Pete Gustin experienced these usual surfing perils and overcame it all with an additional hurdle — he’s legally blind. Not only can he not see what’s coming but he also can’t study how others do it.
“I learned it very slowly,” he said. “I didn’t watch surf videos growing up and had no idea what surfing was.”
Despite all that, six years after his first paddle out, Gustin has one of the most subscribed-to surf channels on YouTube. The content has gotten him industry accolades and messages from people around the world inspired by his life. He’s recognized wherever he goes, thanks to his popular TikToks explaining how blind people maneuver through the world.
“It’s not really content about surfing,” he said. “And it’s not really about a blind guy. It’s a tale about someone who has something in their way but is willing to work really hard to try to overcome that.”
Gustin, 45, was born in Boston with a rare eye condition that causes vision loss over time. He was diagnosed when he was 8 after he struggled to see the chalkboard in class. He had to give up sports like baseball pretty quickly, but he picked up swimming and even joined the football team as a lineman, where his job was hitting the guy-shaped object in front of him.
Losing his vision so young left him feeling vulnerable. He spent years trying to disguise his deteriorating eyesight, going so far as to do things like preparing for dates by scouting out multiple restaurants, plotting out the way through dining rooms and getting menus ahead of time.
“I was born sighted, grew up sighted and then had something taken away,” Gustin said. “It made me feel lesser than everyone else.”
In summer 2016, when his eyesight went from bad to worse, he decided to push himself and not get stuck in a safe routine dictated by his blindness.
“I could go to the same restaurants, walk around in the same house, walk the dog the same way every day,” Gustin said. “It’s a life I think a lot of people would be happy with, but I didn’t want that to be my life.”
Having moved to Carlsbad, he picked the tried-and-true California transplant tradition of attempting to surf to keep things exciting. With just enough vision to see light and dark blurs, he went to Army Navy Beach with an 8-foot soft-top board bought for the occasion and paddled out into whitewash near shore and started practicing popping up when he felt the power of the wave grab him.
“I was the king of the late drops,” Gustin said. “That’s what I thought surfing was.”
As much as he tried to hide his eye condition on land, he did the opposite at sea, creating a rash guard that said “Blind Surfer” to announce his lack of sight out on the waves. That didn’t stop one surfer from trying to punch him and another from intentionally running into him with his board after Gustin accidentally dropped in on “their” waves.
For both safety and to improve his skills, Gustin started to paddle out with Josh Servi, a local surf instructor, a couple of years into surfing on his own. Having a coach has led him to better breaks, which have bigger waves — and are more crowded. Having Servi call out waves lets Gustin know when to paddle, when to get into a better position and when to fall back if someone has already caught the wave.
“The progression I’ve seen still blows my mind,” Servi said. “I have high hopes for what he can do.”
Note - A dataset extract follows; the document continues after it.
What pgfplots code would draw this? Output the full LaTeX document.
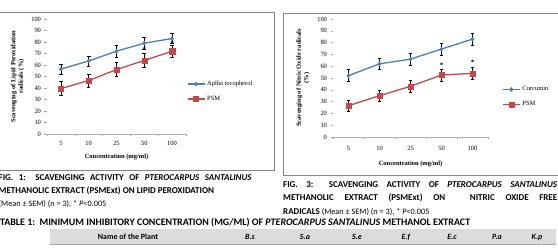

Gustin surfs mostly on weekends because his job keeps him busy. If people don’t recognize him from his “Blind Surfer” rash guard, they might when they hear him speak. He’s an award-winning voice actor whose credits include movie trailers, commercials for the San Diego Padres and voicing Optimus Prime, the robot hero from Transformers, in a commercial. When you think of the titular voice for “In a world…”-type movie trailers, it’s probably Gustin’s you hear.
This was also a part of his life where he hid his blindness, memorizing lines for auditions and then pretending to read the paper he held, going so far as to move his eyes along the page.
He’s established enough now that he doesn’t have to do that anymore. He has a home setup where clients email him lines, which a screen reader says into his earpiece and which he then repeats into his microphone. Gustin typically has 50 to 100 pieces to record each day.